Im Zuge der Berufungsverhandlungen sind keine Anhaltspunkte hervorgekommen, die Zweifel an der Wahrheit der Zeugenangaben in Bezug auf die Anfrage des Bw betreffend den Ökopunktestand aufkommen lassen könnten.

In Anbetracht des Umstandes, dass es dem Bw als Lenker tatsächlich nicht möglich ist, über den Ökopunktestand Bescheid zu wissen einerseits und er aus der ihm angelasteten Übertretung weder wirtschaftliche noch sonstige Vorteile hätte ziehen können andererseits, wie letztlich auch aufgrund der Angaben des Zeugen Sch., ist der Unabhängige Verwaltungssenat zur Ansicht gelangt, dass von keinem Verschulden des Bw an der gegenständlichen Verwaltungsübertretung ausgegangen werden kann.
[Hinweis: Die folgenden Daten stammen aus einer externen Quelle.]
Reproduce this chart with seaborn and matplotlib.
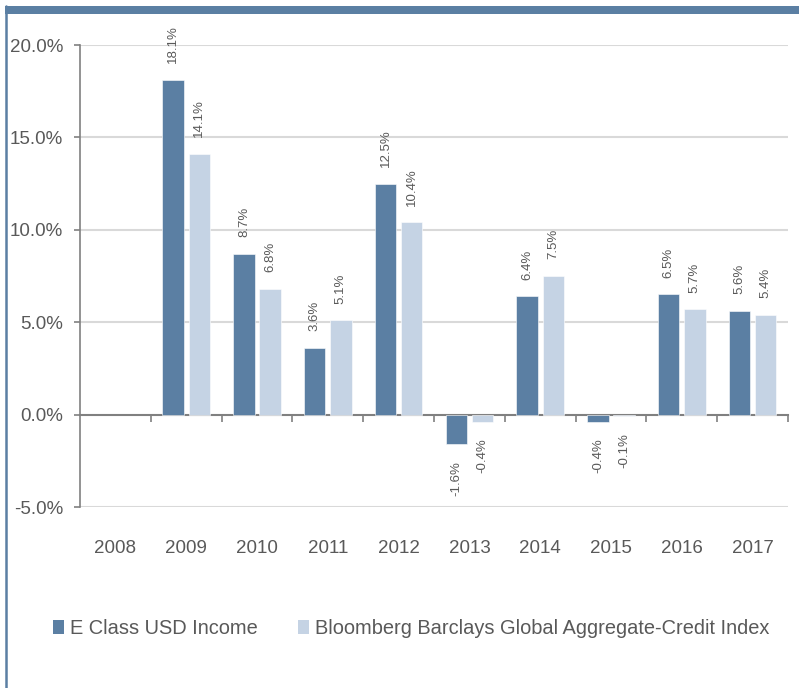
import matplotlib
matplotlib.use("Agg")
import matplotlib.pyplot as plt
import seaborn as sns
import pandas as pd
from matplotlib.lines import Line2D
from matplotlib.patches import Patch, Rectangle

years = ["2008", "2009", "2010", "2011", "2012", "2013", "2014", "2015", "2016", "2017"]
fund_years = ["2009", "2010", "2011", "2012", "2013", "2014", "2015", "2016", "2017"]
fund = [18.1, 8.7, 3.6, 12.5, -1.6, 6.4, -0.4, 6.5, 5.6]
index_vals = [14.1, 6.8, 5.1, 10.4, -0.4, 7.5, -0.1, 5.7, 5.4]
series_names = ["E Class USD Income", "Bloomberg Barclays Global Aggregate-Credit Index"]
yticks = [-5, 0, 5, 10, 15, 20]

sns.set_theme(style="white")
plt.rcParams["font.family"] = ["Liberation Sans", "DejaVu Sans"]

TXT = "#595959"
DARK = "#5B7FA3"
LIGHT = "#C5D3E4"
BLUE = "#5B7FA3"

df = pd.DataFrame({
    "year": fund_years * 2,
    "value": fund + index_vals,
    "series": [series_names[0]] * len(fund_years) + [series_names[1]] * len(fund_years),
})

fig = plt.figure(figsize=(7.99, 6.88), dpi=100)
ax = fig.add_axes([80 / 799, (688 - 507) / 688, (788 - 80) / 799, (507 - 45) / 688])

sns.barplot(data=df, x="year", y="value", hue="series", order=years,
            hue_order=series_names, palette=[DARK, LIGHT], saturation=1,
            width=0.74, gap=0.19, edgecolor="white", linewidth=0.4,
            legend=False, ax=ax, errorbar=None)

ax.set_xlim(-0.5, len(years) - 0.5)
ax.set_ylim(-5, 20)
ax.set_yticks(yticks)
ax.set_yticklabels([f"{v:.1f}%" for v in yticks])
ax.set_xlabel("")
ax.set_ylabel("")

for v in yticks:
    if v != 0:
        ax.axhline(v, color="#D9D9D9", lw=1.5, zorder=0)

for s in ["top", "right", "bottom"]:
    ax.spines[s].set_visible(False)
ax.spines["left"].set_color("#808080")
ax.spines["left"].set_linewidth(1.2)

ax.tick_params(axis="y", which="major", left=True, length=4, width=1.2, color="#808080",
               labelsize=13.5, labelcolor=TXT, pad=8)
ax.tick_params(axis="x", which="major", bottom=False, length=0, labelsize=13.5,
               labelcolor=TXT, pad=24)

# zero axis line with category boundary ticks
sec = ax.secondary_xaxis(0.2)
sec.set_xticks([i + 0.5 for i in range(len(years))])
sec.set_xticklabels([])
sec.tick_params(axis="x", direction="out", length=5, width=1.2, color="#808080")
sec.spines["bottom"].set_color("#808080")
sec.spines["bottom"].set_linewidth(1.5)

for cont in ax.containers:
    ax.bar_label(cont, labels=[f"{b.get_height():.1f}%" if b.get_height() == b.get_height() else "" for b in cont],
                 rotation=90, padding=12, fontsize=9.5, color=TXT)

handles = [Patch(facecolor=DARK, edgecolor="none"), Patch(facecolor=LIGHT, edgecolor="none")]
fig.legend(handles, series_names, loc="center", bbox_to_anchor=(0.515, 1 - 628 / 688),
           ncol=2, frameon=False, fontsize=14.4, labelcolor=TXT, handlelength=0.55,
           handleheight=0.7, handletextpad=0.3, columnspacing=2.0)

# decorative border
fig.patches.append(Rectangle((5 / 799, 1 - 14 / 688), 794 / 799, 8 / 688,
                             transform=fig.transFigure, facecolor=BLUE, edgecolor="none"))
fig.lines.append(Line2D([6 / 799, 6 / 799], [0, 1 - 6 / 688], transform=fig.transFigure,
                        color=BLUE, lw=1.8))

fig.savefig("out.png", dpi=100)
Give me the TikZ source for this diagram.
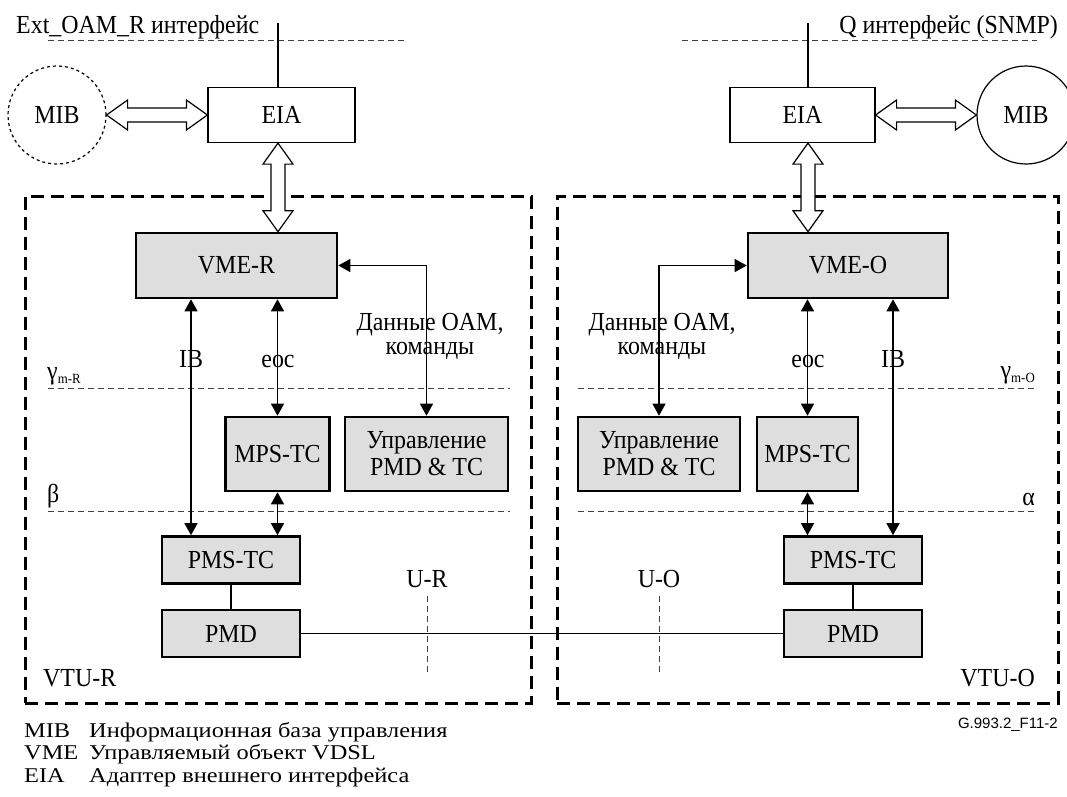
\documentclass[tikz,border=0pt]{standalone}
\usepackage{fontspec}
\setmainfont{Liberation Serif}[FakeStretch=0.92]
\newfontfamily\keyfont{Liberation Serif}[FakeStretch=1.16]
\newfontfamily\figsans{Liberation Sans}
\usepackage{tikz}
\usetikzlibrary{arrows.meta, positioning, calc}
\definecolor{blockgray}{gray}{0.87}
\definecolor{refgray}{gray}{0.25}

\newcommand{\hollowh}[2]{%
  \draw[hollow] let \p1=(#1), \p2=(#2) in
    (\x1,\y1) -- (\x1+21pt,\y1+15pt) -- (\x1+21pt,\y1+7pt) -- (\x2-21pt,\y2+7pt)
    -- (\x2-21pt,\y2+15pt) -- (\x2,\y2) -- (\x2-21pt,\y2-15pt) -- (\x2-21pt,\y2-7pt)
    -- (\x1+21pt,\y1-7pt) -- (\x1+21pt,\y1-15pt) -- cycle;}
\newcommand{\hollowv}[2]{%
  \draw[hollow] let \p1=(#1), \p2=(#2) in
    (\x1,\y1) -- (\x1+15pt,\y1-21pt) -- (\x1+7pt,\y1-21pt) -- (\x2+7pt,\y2+21pt)
    -- (\x2+15pt,\y2+21pt) -- (\x2,\y2) -- (\x2-15pt,\y2+21pt) -- (\x2-7pt,\y2+21pt)
    -- (\x1-7pt,\y1-21pt) -- (\x1-15pt,\y1-21pt) -- cycle;}

\begin{document}
\begin{tikzpicture}[x=1pt, y=-1pt,
    every node/.style={font=\fontsize{26}{26}\selectfont, inner sep=0pt},
    eiabox/.style={rectangle, draw, line width=1.2pt, fill=white, minimum width=#1, minimum height=55pt},
    vtubox/.style={rectangle, draw, line width=2.6pt, fill=blockgray, align=center, minimum width=#1},
    mibcircle/.style={circle, draw, line width=1.2pt, minimum size=98pt},
    unitframe/.style={rectangle, draw, line width=3pt, dash pattern=on 13pt off 7pt, minimum height=507pt, minimum width=#1},
    refline/.style={draw=refgray, line width=1pt, dash pattern=on 6pt off 4pt},
    link/.style={line width=1.2pt},
    twoway/.style={{Triangle[length=12pt,width=13pt]}-{Triangle[length=12pt,width=13pt]}, line width=1.2pt},
    hollow/.style={draw, line width=1.2pt, fill=white},
    legend/.style={anchor=base west, font=\keyfont\fontsize{21}{21}\selectfont, text height=15pt, text depth=5pt}
]
\useasboundingbox (0,0) rectangle (1067,796);

\node[unitframe=506pt] (vtuR) at (278,449.5) {};
\node[unitframe=501pt] (vtuO) at (807.5,449.5) {};

\node[anchor=base west] (extlabel) at (16,33) {Ext\_OAM\_R интерфейс};
\node[anchor=base east] (qlabel) at (1058,33) {Q интерфейс (SNMP)};
\draw[refline] (48,40) -- (406,40);
\draw[refline] (682,40) -- (1037,40);

\node[mibcircle, dashed] (mibR) at (57,115) {MIB};
\node[eiabox=147pt] (eiaR) at (281.5,115) {EIA};
\node[vtubox=201pt, minimum height=65pt] (vmeR) at (236.5,265.5) {VME-R};
\node[vtubox=104pt, minimum height=74pt] (mpsR) at (277.5,454) {MPS-TC};
\node[vtubox=163pt, minimum height=74pt, font=\fontsize{26}{27}\selectfont] (ctlR) at (426.5,454) {Управление\\PMD \& TC};
\node[vtubox=138pt, minimum height=47pt] (pmsR) at (231,560) {PMS-TC};
\node[vtubox=138pt, minimum height=47pt] (pmdR) at (231,633.5) {PMD};

\node[mibcircle] (mibO) at (1026,115) {MIB};
\node[eiabox=145pt] (eiaO) at (802.5,115) {EIA};
\node[vtubox=200pt, minimum height=65pt] (vmeO) at (848,265.5) {VME-O};
\node[vtubox=101pt, minimum height=74pt] (mpsO) at (807.5,454) {MPS-TC};
\node[vtubox=162pt, minimum height=74pt, font=\fontsize{26}{27}\selectfont] (ctlO) at (659,454) {Управление\\PMD \& TC};
\node[vtubox=138pt, minimum height=47pt] (pmsO) at (853,560) {PMS-TC};
\node[vtubox=138pt, minimum height=47pt] (pmdO) at (853,633.5) {PMD};

\coordinate (feedR) at (278,23);
\coordinate (feedO) at (808,23);
\coordinate (ibR) at (191,0);
\coordinate (ibO) at (893,0);

\draw[link] (feedR) -- (feedR |- eiaR.north);
\draw[link] (feedO) -- (feedO |- eiaO.north);
\hollowh{mibR.east}{eiaR.west}
\hollowh{eiaO.east}{mibO.west}
\hollowv{feedR |- eiaR.south}{feedR |- vmeR.north}
\hollowv{feedO |- eiaO.south}{feedO |- vmeO.north}

\draw[refline] (48,388) -- (510,388);
\draw[refline] (48,511) -- (510,511);
\draw[refline] (578,388) -- (1036,388);
\draw[refline] (578,511) -- (1036,511);

\draw[twoway] (ibR |- vmeR.south) -- (ibR |- pmsR.north);
\draw[twoway] (vmeR.south -| mpsR) -- (mpsR.north);
\draw[twoway] (mpsR.south) -- (mpsR.south |- pmsR.north);
\draw[twoway] (vmeR.east) -| (ctlR.north);
\draw[twoway] (ibO |- vmeO.south) -- (ibO |- pmsO.north);
\draw[twoway] (vmeO.south -| mpsO) -- (mpsO.north);
\draw[twoway] (mpsO.south) -- (mpsO.south |- pmsO.north);
\draw[twoway] (vmeO.west) -| (ctlO.north);
\draw[link] (pmsR.south) -- (pmdR.north);
\draw[link] (pmsO.south) -- (pmdO.north);
\draw[link] (pmdR.east) -- (pmdO.west);

\node[anchor=base] (ibRlabel) at (191,367) {IB};
\node[anchor=base] (eocRlabel) at (278,367) {eoc};
\node[anchor=base] (eocOlabel) at (808,367) {eoc};
\node[anchor=base] (ibOlabel) at (893,367) {IB};
\node[align=center, font=\fontsize{26}{24}\selectfont] (oamR) at (430,336) {Данные OAM,\\команды};
\node[align=center, font=\fontsize{26}{24}\selectfont] (oamO) at (662,336) {Данные OAM,\\команды};

\node[anchor=base west] (gammaR) at (47,379) {γ{\fontsize{14}{14}\selectfont\raisebox{-4pt}{m-R}}};
\node[anchor=base east] (gammaO) at (1035,378) {γ{\fontsize{14}{14}\selectfont\raisebox{-4pt}{m-O}}};
\node[anchor=base west] (betaR) at (47,502) {β};
\node[anchor=base east] (alphaO) at (1035,505) {α};

\node[anchor=base] (urlabel) at (427,587) {U-R};
\node[anchor=base] (uolabel) at (659,587) {U-O};
\draw[refline] ([yshift=-9pt]urlabel.south) -- ++(0,76);
\draw[refline] ([yshift=-9pt]uolabel.south) -- ++(0,76);

\node[anchor=base west] (vtuRlabel) at (43,686) {VTU-R};
\node[anchor=base east] (vtuOlabel) at (1035,686) {VTU-O};
\node[anchor=base east, font=\figsans\fontsize{15}{17}\selectfont] (figid) at (1058,728) {G.993.2\_F11-2};

\node[legend] (mibkey) at (24,737) {MIB};
\node[legend] (vmekey) at (24,759) {VME};
\node[legend] (eiakey) at (24,782) {EIA};
\node[legend] (mibtext) at (89,737) {Информационная база управления};
\node[legend] (vmetext) at (89,759) {Управляемый объект VDSL};
\node[legend] (eiatext) at (89,782) {Адаптер внешнего интерфейса};
\end{tikzpicture}
\end{document}
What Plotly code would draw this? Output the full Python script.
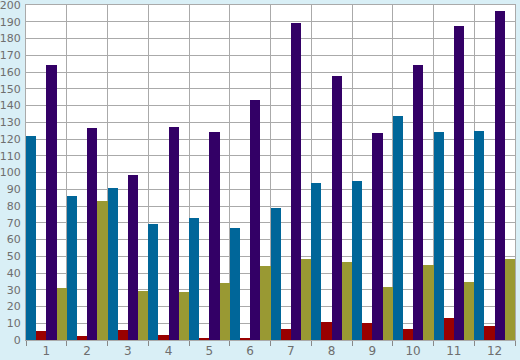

Da dieser Umstand die Strafbarkeit ausschließt, war wie im Spruch zu entscheiden.

Aufgrund dieses Verfahrensergebnisses ist der Bw von der Entrichtung jeglicher Verfahrenskostenbeiträge befreit (§ 66 Abs.1 VStG).

Rechtsmittelbelehrung:

Gegen diesen Bescheid ist kein ordentliches Rechtsmittel zulässig.

Hinweis:

Gegen diesen Bescheid kann innerhalb von sechs Wochen ab seiner Zustellung eine Beschwerde an den Verfassungsgerichtshof und/oder an den Verwaltungsgerichtshof erhoben werden; diese muss - von gesetzlichen Ausnahmen abgesehen - jeweils von einem Rechtsanwalt unterschrieben sein. Für jede dieser Beschwerden ist eine Gebühr von 180 Euro zu entrichten.